Repeat, without any change, the entries presented below.

PROVIDED DATA:

◇ ◇ ◇

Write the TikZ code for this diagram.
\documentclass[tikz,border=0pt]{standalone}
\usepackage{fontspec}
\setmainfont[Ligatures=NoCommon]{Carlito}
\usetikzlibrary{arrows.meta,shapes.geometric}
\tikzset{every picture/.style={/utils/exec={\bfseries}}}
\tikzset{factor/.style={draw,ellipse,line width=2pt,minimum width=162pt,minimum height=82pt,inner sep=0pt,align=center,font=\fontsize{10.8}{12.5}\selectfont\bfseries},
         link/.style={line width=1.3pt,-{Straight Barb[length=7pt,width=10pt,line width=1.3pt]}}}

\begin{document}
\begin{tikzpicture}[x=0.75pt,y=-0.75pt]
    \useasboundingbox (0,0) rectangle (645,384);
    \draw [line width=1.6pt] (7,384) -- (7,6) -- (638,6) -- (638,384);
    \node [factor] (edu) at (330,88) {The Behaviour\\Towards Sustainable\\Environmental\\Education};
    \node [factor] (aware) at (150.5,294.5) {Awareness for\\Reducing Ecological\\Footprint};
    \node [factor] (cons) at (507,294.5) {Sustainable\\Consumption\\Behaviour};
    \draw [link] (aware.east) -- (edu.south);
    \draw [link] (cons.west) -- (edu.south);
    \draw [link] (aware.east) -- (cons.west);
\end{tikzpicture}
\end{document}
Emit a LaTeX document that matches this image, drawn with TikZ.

◇ ◇ ◇

TASK ANSWER:
Write the TikZ code for this diagram.
\documentclass[tikz,border=0pt]{standalone}
\usepackage{fontspec}
\setmainfont[Ligatures=NoCommon]{Carlito}
\usetikzlibrary{arrows.meta,shapes.geometric}
\tikzset{every picture/.style={/utils/exec={\bfseries}}}
\tikzset{factor/.style={draw,ellipse,line width=2pt,minimum width=162pt,minimum height=82pt,inner sep=0pt,align=center,font=\fontsize{10.8}{12.5}\selectfont\bfseries},
         link/.style={line width=1.3pt,-{Straight Barb[length=7pt,width=10pt,line width=1.3pt]}}}

\begin{document}
\begin{tikzpicture}[x=0.75pt,y=-0.75pt]
    \useasboundingbox (0,0) rectangle (645,384);
    \draw [line width=1.6pt] (7,384) -- (7,6) -- (638,6) -- (638,384);
    \node [factor] (edu) at (330,88) {The Behaviour\\Towards Sustainable\\Environmental\\Education};
    \node [factor] (aware) at (150.5,294.5) {Awareness for\\Reducing Ecological\\Footprint};
    \node [factor] (cons) at (507,294.5) {Sustainable\\Consumption\\Behaviour};
    \draw [link] (aware.east) -- (edu.south);
    \draw [link] (cons.west) -- (edu.south);
    \draw [link] (aware.east) -- (cons.west);
\end{tikzpicture}
\end{document}
Emit a LaTeX document that matches this image, drawn with TikZ.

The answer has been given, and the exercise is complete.